Thursday, March 15, 2012

Someone bring me my jello and my Geritol.

So, I've been cast in this play, and it's awesome and the people are awesome and I play this kinda younger-than-me person who has a boyfriend, which is always kind of awkward when you shake hands with a stranger and say nice to meet you, I'm looking forward to playing your love interest - what's your name again?

But what's really awkward is when you happen to be 38 years old and your love interest happens to have not graduated high school yet. Not because he's some sort of idiot miscreant incapable of passing a GED, but because he actually still reports to homeroom by 7:05am and has PE class third period and needs to remind his parents to put money on his lunch account.
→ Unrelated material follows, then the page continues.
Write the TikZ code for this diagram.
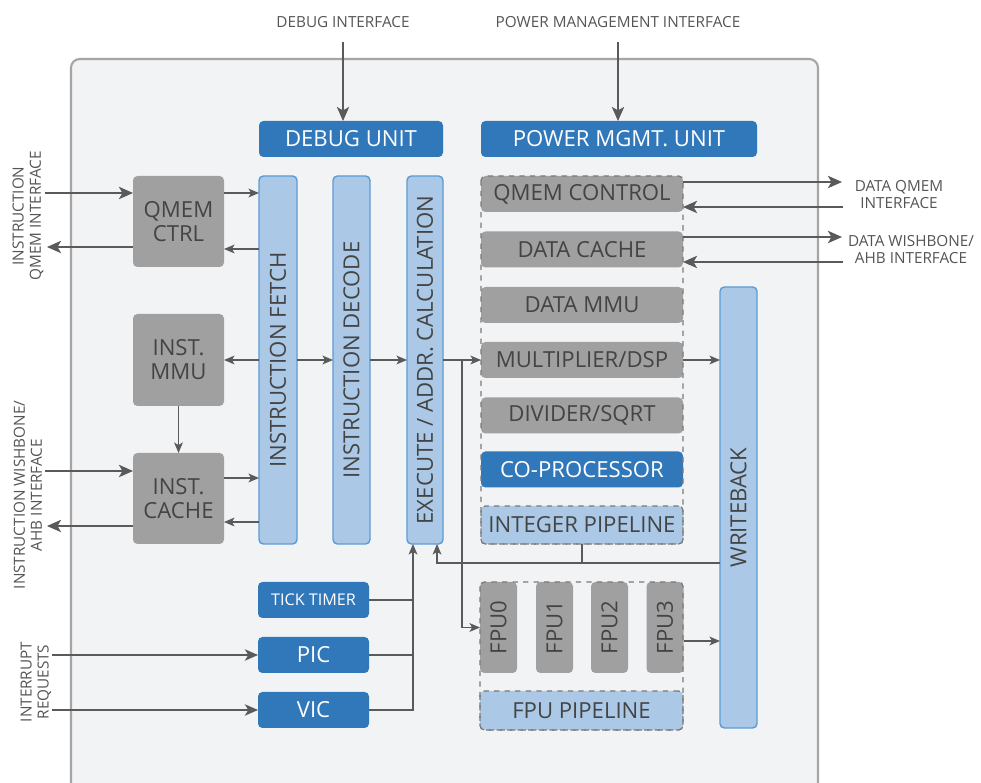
\documentclass[tikz,border=0pt]{standalone}
\usepackage{fontspec}
\usepackage{graphicx}
\setmainfont{Open Sans}
\usetikzlibrary{arrows.meta,calc}
\definecolor{dblue}{HTML}{3178BB}
\definecolor{lblue}{HTML}{ABC9E6}
\definecolor{lbord}{HTML}{5B9BD5}
\definecolor{gfill}{HTML}{A0A0A0}
\definecolor{gtext}{HTML}{444444}
\definecolor{arrc}{HTML}{5A5A5A}
\definecolor{bgc}{HTML}{F2F3F5}
\definecolor{framec}{HTML}{A5A5A5}
\definecolor{dashc}{HTML}{7A7A7A}
\definecolor{ltext}{HTML}{555555}
\newdimen\pxu \pxu=0.02cm
\newcommand\fbig{\fontsize{12.6}{13.6}\selectfont}
\newcommand\fmid{\fontsize{9.2}{10}\selectfont}
\newcommand\fsmall{\fontsize{8.7}{9.7}\selectfont}
\begin{document}
\begin{tikzpicture}[x=0.02cm,y=-0.02cm,
  box/.style={rounded corners=2.5pt, inner sep=0pt, outer sep=0pt, font=\fbig, align=center},
  dbx/.style={box, fill=dblue, text=white},
  gbx/.style={box, fill=gfill, text=gtext},
  lbx/.style={box, fill=lblue, draw=lbord, line width=0.8pt, text=gtext},
  ldbx/.style={box, fill=lblue, draw=dashc, dashed, line width=0.7pt, text=gtext},
  grp/.style={draw=dashc, dashed, line width=0.7pt, rounded corners=2.5pt},
  arr/.style={draw=arrc, line width=0.75pt, -{Stealth[length=6pt,width=5pt,inset=1.5pt]}},
  xarr/.style={draw=arrc, line width=1.1pt, -{Stealth[length=8pt,width=7pt,inset=2pt]}},
  iarr/.style={draw=arrc, line width=0.85pt, -{Stealth[length=7.5pt,width=6.5pt,inset=2pt]}},
  ln/.style={draw=arrc, line width=0.75pt},
  lbl/.style={font=\fsmall, text=ltext, inner sep=0pt, align=center}
]
\useasboundingbox (0,0) rectangle (981,783);
\fill[white] (0,0) rectangle (981,783);
\draw[framec, line width=1.2pt, fill=bgc, rounded corners=5pt] (71,800) -- (71,59) -- (818,59) -- (818,800);

% top units
\node[dbx, minimum width=184*\pxu, minimum height=36*\pxu] (dbg) at (351,139) {DEBUG UNIT};
\node[dbx, minimum width=276*\pxu, minimum height=36*\pxu] (pmu) at (619,139) {POWER MGMT. UNIT};

% instruction side
\node[gbx, minimum width=91*\pxu, minimum height=91*\pxu] (qctrl) at (178.5,221.5) {QMEM\\CTRL};
\node[gbx, minimum width=91*\pxu, minimum height=92*\pxu] (immu) at (178.5,360) {INST.\\MMU};
\node[gbx, minimum width=91*\pxu, minimum height=91*\pxu] (icache) at (178.5,498.5) {INST.\\CACHE};

\node[lbx, minimum width=38*\pxu, minimum height=368*\pxu] (fetch) at (278,360) {\rotatebox{90}{INSTRUCTION FETCH}};
\node[lbx, minimum width=37*\pxu, minimum height=368*\pxu] (decode) at (351.5,360) {\rotatebox{90}{INSTRUCTION DECODE}};
\node[lbx, minimum width=36*\pxu, minimum height=368*\pxu] (exec) at (425,360) {\rotatebox{90}{EXECUTE / ADDR. CALCULATION}};

% integer pipeline group
\node[gbx, minimum width=202*\pxu, minimum height=36*\pxu] (qcon) at (582,194) {QMEM CONTROL};
\node[gbx, minimum width=202*\pxu, minimum height=36*\pxu] (dcache) at (582,249.5) {DATA CACHE};
\node[gbx, minimum width=202*\pxu, minimum height=36*\pxu] (dmmu) at (582,305) {DATA MMU};
\node[gbx, minimum width=202*\pxu, minimum height=36*\pxu] (mult) at (582,360) {MULTIPLIER/DSP};
\node[gbx, minimum width=202*\pxu, minimum height=36*\pxu] (div) at (582,415.5) {DIVIDER/SQRT};
\node[dbx, minimum width=202*\pxu, minimum height=36*\pxu] (cop) at (582,469.5) {CO-PROCESSOR};
\node[ldbx, minimum width=202*\pxu, minimum height=38*\pxu] (intp) at (582,525) {INTEGER PIPELINE};
\draw[grp] (qcon.north west) rectangle (intp.south east);

% writeback
\node[lbx, minimum width=37*\pxu, minimum height=441*\pxu] (wb) at (738.5,507.5) {\rotatebox{90}{WRITEBACK}};

% FPU group
\node[gbx, minimum width=37*\pxu, minimum height=91*\pxu] (fpu0) at (498.5,627.5) {\rotatebox{90}{FPU0}};
\node[gbx, minimum width=37*\pxu, minimum height=91*\pxu] (fpu1) at (554.5,627.5) {\rotatebox{90}{FPU1}};
\node[gbx, minimum width=37*\pxu, minimum height=91*\pxu] (fpu2) at (609.5,627.5) {\rotatebox{90}{FPU2}};
\node[gbx, minimum width=37*\pxu, minimum height=91*\pxu] (fpu3) at (665,627.5) {\rotatebox{90}{FPU3}};
\node[ldbx, minimum width=203*\pxu, minimum height=39*\pxu] (fpup) at (581.5,710.5) {FPU PIPELINE};
\draw[grp] (fpu0.north west) rectangle (fpup.south east);

% timers / interrupt controllers
\node[dbx, minimum width=111*\pxu, minimum height=36*\pxu, font=\fmid] (tick) at (313.5,600) {TICK TIMER};
\node[dbx, minimum width=111*\pxu, minimum height=36*\pxu] (pic) at (313.5,655) {PIC};
\node[dbx, minimum width=111*\pxu, minimum height=36*\pxu] (vic) at (313.5,710) {VIC};

% labels
\node[lbl] (dbgl) at (343,22) {DEBUG INTERFACE};
\node[lbl] (pmul) at (618,22) {POWER MANAGEMENT INTERFACE};
\node[lbl, rotate=90] (iql) at (28,216) {INSTRUCTION\\QMEM INTERFACE};
\node[lbl, rotate=90] (iwl) at (28,495) {INSTRUCTION WISHBONE/\\AHB INTERFACE};
\node[lbl, rotate=90] (irl) at (36,682) {INTERRUPT\\REQUESTS};
\node[lbl] (dql) at (899,195) {DATA QMEM\\INTERFACE};
\node[lbl] (dwl) at (911,250) {DATA WISHBONE/\\AHB INTERFACE};

% free ends
\coordinate (dbgin) at (343,42);
\coordinate (pmuin) at (618,42);
\coordinate (iq1) at (45,193);
\coordinate (iq2) at (47,247);
\coordinate (iw1) at (45,471);
\coordinate (iw2) at (47,526);
\coordinate (ir1) at (52,655);
\coordinate (ir2) at (52,710);
\coordinate (dq1) at (842,182);
\coordinate (dq2) at (843,207);
\coordinate (dw1) at (842,237);
\coordinate (dw2) at (843,262);
\coordinate (br) at (462,360);

% external arrows
\draw[xarr] (dbgin) -- (dbgin |- dbg.north);
\draw[xarr] (pmuin) -- (pmuin |- pmu.north);
\draw[xarr] (iq1) -- (qctrl.west |- iq1);
\draw[xarr] (qctrl.west |- iq2) -- (iq2);
\draw[xarr] (iw1) -- (icache.west |- iw1);
\draw[xarr] (icache.west |- iw2) -- (iw2);
\draw[iarr] (ir1) -- (pic.west);
\draw[iarr] (ir2) -- (vic.west);
\draw[xarr] (qcon.east |- dq1) -- (dq1);
\draw[xarr] (dq2) -- (qcon.east |- dq2);
\draw[xarr] (dcache.east |- dw1) -- (dw1);
\draw[xarr] (dw2) -- (dcache.east |- dw2);

% internal arrows
\draw[arr] (qctrl.east |- 0,193) -- (fetch.west |- 0,193);
\draw[arr] (fetch.west |- 0,249) -- (qctrl.east |- 0,249);
\draw[arr] (fetch.west) -- (immu.east);
\draw[arr] (icache.east |- 0,478) -- (fetch.west |- 0,478);
\draw[arr] (fetch.west |- 0,522) -- (icache.east |- 0,522);
\draw[arr] (immu.south) -- (icache.north);
\draw[arr] (fetch.east) -- (decode.west);
\draw[arr] (decode.east) -- (exec.west);
\draw[arr] (exec.east) -- (mult.west);
\draw[arr] (br) |- (fpu0.west);
\draw[arr] (mult.east) -- (wb.west |- mult.east);
\draw[arr] (fpu3.east |- 0,641) -- (wb.west |- 0,641);
\draw[arr] (wb.west |- 0,563) -| (437,0 |- exec.south);
\draw[ln] (intp.south) -- (intp.south |- 0,563);
\draw[ln] (tick.east) -- (413,0 |- tick.east);
\draw[ln] (pic.east) -- (413,0 |- pic.east);
\draw[arr] (vic.east) -| (413,0 |- exec.south);
\end{tikzpicture}
\end{document}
And just like that I'm Mary Kay Letourneau. Except I'm not a teacher and I probably would never be one because I can't spell worth a darn and also I hate kids. Well, not hate hate, more like I just hate being surrounded by swarms of them for extended periods of time.

Anyway. This whole I'm almost 40 and you're not even 20 yet thing just makes me feel old. And weird. But mostly old. I've been out of school longer than you've been alive old. And so it's really important for me not to act old. Well, at least not act all codger-y, anyway, but rather be seen as hip and cool.
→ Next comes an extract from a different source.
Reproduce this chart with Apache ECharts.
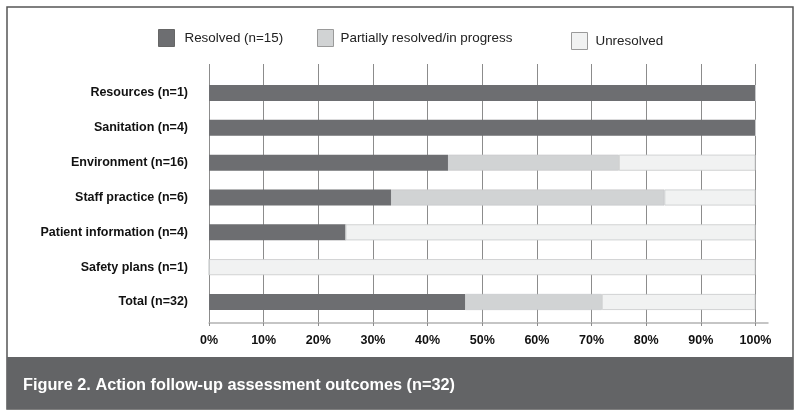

And so the other day, while waiting for rehearsal to begin, I was sitting there knitting - because nothing screams I'm hip and cool like sitting alone in the back of a theater putting knots in yarn with sticks - and my young buck of a boyfriend came up to me and said, "Whatcha fixin'?" and I said, "Oh. I'm making a scarf." And he looked at me and said, "No. Whatcha fixin'?" and he kind of smiled and pointed at my creation and looked at me expectantly and I stared at him and said, "...uhh... I'm knitting a scarf... for my daughter...." And then he just sort of looked blankly at me and walked away.

Fast forward three days later to where I'm taking a break. In the bathroom. Doing, well, bathroom stuff. And as I reached for the toilet paper - BAM! Like a freaking bolt of lightning it hit me: He was quoting the lines from the play. He was being funny. Facetious. Because that's his line. He looks over at the mother, who happens to be doing some sort of needlework and says "Whatcha fixin'?" and that's why he said that to me and he was being funny and I was being the old lady who didn't get the joke.
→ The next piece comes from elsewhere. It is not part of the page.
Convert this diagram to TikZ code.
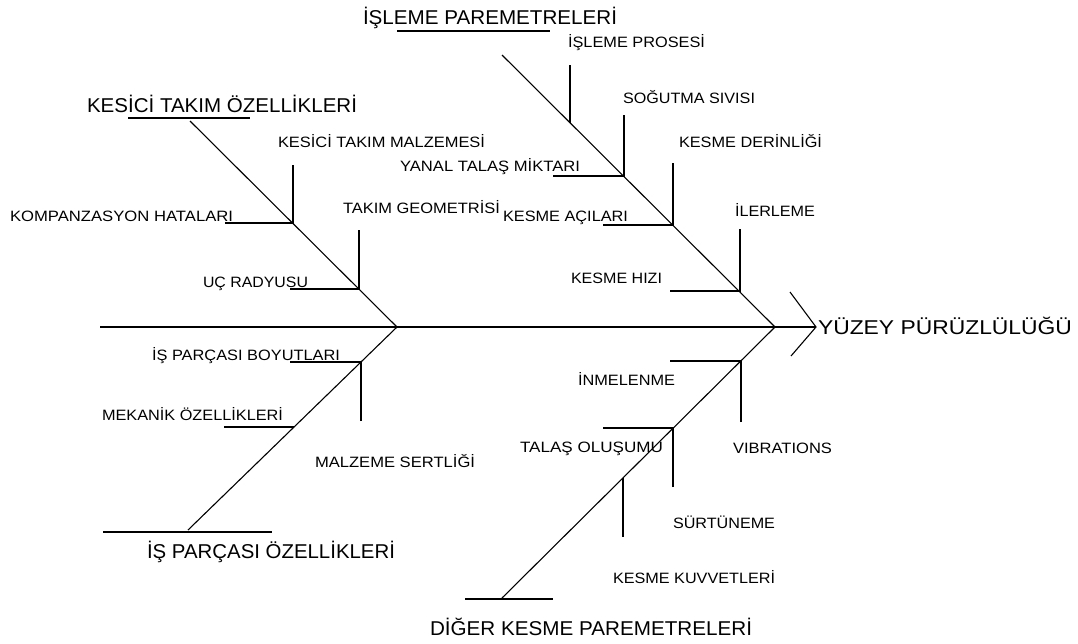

And now I want to run and play catch up: I get it now! I get it now! Let's have a do-over! Then I can respond appropriately with a spunky, witty comeback and he won't think of me as an elderly, out-of-touch grandmother type.

"Knitting IS my foreplay, honey."


Tina, said...

LOL, Husband took me to the Improv one night. The comedian says: On average men think about sex every seven seconds. So I have been practicing eating hot dogs in six seconds or less.

I didn't get it, Husband had to explain it to me afterwards. But that's just being blonde, not being 44 years old.

Becca said...

I love love love that you figured it out in the bathroom. I do my best thinking in there too.

Brenna said...

A friend of mine has a stepdaughter who's 17. I walked past her and her boyfriend in Target one morning but didn't place her face immediately. After I finished my return I tracked her down and apologized for not saying hi (we'd met a few times before). Steve said, "She didn't care, and now you're just the crazy old lady running through Target."